The project will officially debut on 1 June at the Nordic Countries Michelin Gala in Copenhagen, before rolling out globally throughout 2026. According to Michelin, this move shifts the focus toward chefs, hoteliers, and producers whose initiatives are "transforming the industry."
The end of the Green Star
The decision marks the end of a category that, while only six years old, had recently come under fire for being ill-defined. Originally intended to champion local sourcing and waste reduction, the Green Star existed as a parallel category to the traditional 1-to-3 star system.

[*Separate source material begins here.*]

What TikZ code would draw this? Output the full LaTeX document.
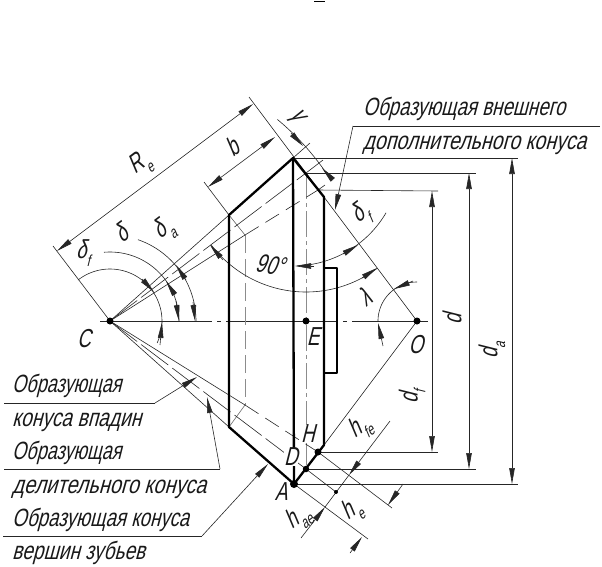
\documentclass[tikz,border=0pt]{standalone}
\usepackage{fontspec}
\usepackage{graphicx}
\setmainfont{Liberation Sans}[FakeSlant=0.25,FakeStretch=0.72]
\usetikzlibrary{arrows.meta}
\newcommand{\lowsub}[1]{\raisebox{-0.3em}{\fontsize{16}{16}\selectfont #1}}
\newcommand{\garc}[5]{\draw[thinl,domain=#4:#5,samples=60,smooth,variable=\t] plot ({#1+#3*cos(\t)},{#2-#3*sin(\t)});}
\newcommand{\widen}[2]{\scalebox{#1}[1]{#2}}
\tikzset{
 thinl/.style={line width=0.6pt,draw=black!85},
 boldl/.style={line width=2.3pt,draw=black,line cap=round,line join=round},
 tipl/.style={thinl,-{Stealth[length=16pt,width=5.5pt,inset=0pt]}},
 bothl/.style={thinl,{Stealth[length=16pt,width=5.5pt,inset=0pt]}-{Stealth[length=16pt,width=5.5pt,inset=0pt]}},
 centerl/.style={line width=1pt,draw=black!45,dash pattern=on 26pt off 4pt on 4pt off 4pt},
 hiddenl/.style={line width=1pt,draw=black!45,dash pattern=on 18pt off 6pt},
 conedash/.style={line width=0.6pt,draw=black!85,dash pattern=on 16pt off 8pt},
 conelong/.style={line width=0.6pt,draw=black!85,dash pattern=on 34pt off 5pt},
 axisl/.style={line width=0.7pt,draw=black!85,dash pattern=on 112pt off 5pt on 4pt off 5pt},
 lab/.style={font=\fontsize{26}{28}\selectfont,inner sep=0pt,text=black!90},
 captext/.style={lab,font=\fontsize{25}{28}\selectfont,anchor=base west},
 halo/.style={lab,fill=white,inner sep=0.5pt},
 dotn/.style={circle,fill=black,inner sep=0pt,minimum size=#1},
}
\begin{document}
\begin{tikzpicture}[x=1pt,y=-1pt]
\useasboundingbox (0,0) rectangle (602,566);
% key points
\coordinate (C) at (110,321); \coordinate (O) at (417,321); \coordinate (Ec) at (306,321);
\coordinate (T) at (293,158); \coordinate (A) at (294,484);
\coordinate (TL) at (229,215); \coordinate (BL) at (229,427);
\coordinate (TR) at (324,197); \coordinate (BR) at (324,445);
\coordinate (Dt) at (306,173); \coordinate (D) at (306,469);
\coordinate (Ht) at (318,190); \coordinate (H) at (318,452);
\coordinate (IT) at (245,235); \coordinate (IB) at (245,405);
\coordinate (Hub1) at (337,268); \coordinate (Hub2) at (337,373);
\coordinate (Hub3) at (324,268); \coordinate (Hub4) at (324,373);
% stray mark on top
\draw[line width=1pt] (314,1) -- (325,1);
% centre lines
\draw[axisl] (100,321) -- (428,321);
\draw[centerl] (Dt) -- (D);
\draw[hiddenl] (IT) -- (IB);
\draw[line width=0.6pt,draw=black!60] (TL) -- (IT);
\draw[line width=0.6pt,draw=black!60] (BL) -- (IB);
% cone generators
\draw[thinl] (C) -- (T) -- (310,143);
\draw[thinl] (C) -- (BL);
\draw[conelong] (C) -- (Dt);
\draw[thinl] (Dt) -- (323,160);
\draw[thinl] (C) -- (IT);
\draw[conedash] (IT) -- (Ht);
\draw[thinl] (Ht) -- (325,185);
\draw[thinl] (C) -- (IB);
\draw[conedash] (IB) -- (H);
\draw[conelong] (C) -- (D);
% back cone
\draw[thinl] (O) -- (249,97);
\draw[thinl] (O) -- (BR);
% extensions upper-left
\draw[thinl] (C) -- (53,246);
\draw[thinl] (TL) -- (204,182);
% extension horizontal + vertical dims
\draw[thinl] (T) -- (518,158);
\draw[thinl] (Dt) -- (476,173);
\draw[thinl] (Ht) -- (438,191);
\draw[thinl] (H) -- (438,452);
\draw[thinl] (D) -- (476,469);
\draw[thinl] (A) -- (518,484);
\draw[bothl] (432,191) -- (432,452);
\draw[bothl] (469,173) -- (469,469);
\draw[bothl] (512,158) -- (512,484);
% R_e and b
\draw[bothl] (57,251) -- (253,104);
\draw[bothl] (208,187) -- (275,137);
% lower-right perpendiculars
\draw[thinl] (H) -- (392,508);
\draw[thinl] (D) -- (336,492);
\draw[thinl] (A) -- (368,539);
\coordinate (hA) at (349,475); \coordinate (hB) at (325,507);
\draw[thinl] (hA) -- (hB);
\draw[tipl] (390,421) -- (hA);
\draw[tipl] (301,538) -- (hB);
\draw[tipl] (403,484) -- (388,505);
\draw[tipl] (350,553) -- (362,537);
% angular arcs
\garc{110}{321}{86}{71}{0}
\garc{110}{321}{69}{95}{0}
\garc{110}{321}{52}{128}{-25}
\garc{110}{321}{262}{50.3}{32.7}
\garc{293}{158}{108}{-88}{-30.5}
\garc{306}{173}{119}{217.2}{306.8}
\garc{417}{321}{39}{90}{180}
\draw[tipl] (186,280) -- (176,265);
\draw[tipl] (193,302) -- (195,321);
\draw[tipl] (175,295) -- (166,281);
\draw[tipl] (176,301) -- (179,321);
\draw[tipl] (142,279) -- (154,292);
\draw[tipl] (160,345) -- (162,322);
\draw[tipl] (291,133) -- (303,146);
\draw[tipl] (333,180) -- (322,168);
\draw[tipl] (314,266) -- (295,266);
\draw[tipl] (343,254) -- (358,245);
\draw[tipl] (223,260) -- (210,245);
\draw[tipl] (362,278) -- (377,268);
\draw[tipl] (413,281) -- (394,289);
\draw[tipl] (383,346) -- (378,323);
% gear outline
\draw[boldl] (TL) -- (T) -- (TR) -- (BR) -- (A) -- (BL) -- cycle;
\draw[boldl] (T) -- (A);
\draw[boldl,line width=1.8pt] (Hub3) -- (Hub1) -- (Hub2) -- (Hub4);
% leaders
\coordinate (L1a) at (353,126); \coordinate (L1b) at (600,126);
\coordinate (L2a) at (4,403); \coordinate (L2b) at (155,403);
\coordinate (L3a) at (4,469); \coordinate (L3b) at (220,469);
\coordinate (L4a) at (3,536); \coordinate (L4b) at (202,536);
\draw[thinl] (L1b) -- (L1a);
\draw[tipl] (L1a) -- (335,210);
\draw[thinl] (L2a) -- (L2b);
\draw[tipl] (L2b) -- (197,377);
\draw[thinl] (L3a) -- (L3b);
\draw[tipl] (L3b) -- (207,397);
\draw[thinl] (L4a) -- (L4b);
\draw[tipl] (L4b) -- (268,464);
% dots
\node[dotn=7pt] (nC) at (C) {};
\node[dotn=7pt] (nO) at (O) {};
\node[dotn=7pt] (nE) at (Ec) {};
\node[dotn=8pt] (nA) at (A) {};
\node[dotn=6.5pt] (nD) at (D) {};
\node[dotn=7pt] (nH) at (H) {};
\node[dotn=4pt] (nh) at (336,492) {};
% point labels
\node[lab] (tC) at (84,339) {C};
\node[lab] (tE) at (313,337) {E};
\node[lab] (tO) at (416,345) {O};
\node[halo] (tH) at (308,434) {H};
\node[halo] (tD) at (291,457) {D};
\node[lab] (tA) at (281,492) {A};
% dimension labels
\node[lab,rotate=37] (tRe) at (140,165) {R\lowsub{e}};
\node[lab,rotate=37] (tb) at (232,147) {b};
\node[lab,rotate=-53] (tg) at (296,117) {γ};
\node[lab,rotate=37] (td1) at (361,215) {δ\lowsub{f}};
\node[lab] (td2) at (83,253) {δ\lowsub{f}};
\node[lab,rotate=37] (td3) at (121,233) {δ};
\node[lab,rotate=37] (td4) at (164,230) {δ\lowsub{a}};
\node[lab,rotate=-8] (t90) at (270,265) {90°};
\node[lab,rotate=37] (tl) at (365,297) {λ};
\node[lab,rotate=90] (tdd) at (452,319) {d};
\node[lab,rotate=90] (tda) at (492,350) {d\lowsub{a}};
\node[lab,rotate=90] (tdf) at (412,397) {d\lowsub{f}};
\node[lab,rotate=37] (thfe) at (360,428) {h\lowsub{fe}};
\node[lab,rotate=37] (thae) at (298,518) {h\lowsub{ae}};
\node[lab,rotate=37] (the) at (352,511) {h\lowsub{e}};
% captions
\node[captext] (c1) at (363,115) {\widen{1.04}{Образующая внешнего}};
\node[captext] (c2) at (363,149) {\widen{1.09}{дополнительного конуса}};
\node[captext] (c3) at (12,392) {Образующая};
\node[captext] (c4) at (12,426) {\widen{1.07}{конуса впадин}};
\node[captext] (c5) at (12,459) {Образующая};
\node[captext] (c6) at (12,493) {\widen{1.11}{делительного конуса}};
\node[captext] (c7) at (12,526) {\widen{1.04}{Образующая конуса}};
\node[captext] (c8) at (12,559) {\widen{1.06}{вершин зубьев}};
\end{tikzpicture}
\end{document}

In the 2026 Spanish edition of the guide, 59 restaurants held the Green Star, including recent additions such as Ama, Bakea, and Garena in the Basque Country. Michelin has confirmed that establishments may continue to display the green clover logo until their respective national guides are updated, at which point the distinction will be officially retired.
Narrative vs reality
The strategic pivot suggests a change in philosophy at Michelin HQ. Unlike the classic stars, which rely on rigorous, objective inspections and stable culinary criteria, the Green Star occupied a grey area where "storytelling" often outweighed measurable data.
Industry critics argued that without a concrete system for measuring sustainability, the line between genuine practice and clever marketing was too thin. This created a credibility risk for a brand built on reliability. Furthermore, the public was often confused by the branding, as restaurants could benefit from the "Michelin Star" tag without necessarily meeting the elite technical cooking standards required for a traditional star.
By moving to Mindful Voices, Michelin is embracing a more editorial approach. The focus is no longer on the restaurant as a machine, but on the person and their discourse. It remains to be seen how the industry will react to the loss of a tangible award in exchange for a spot on a "narrative platform."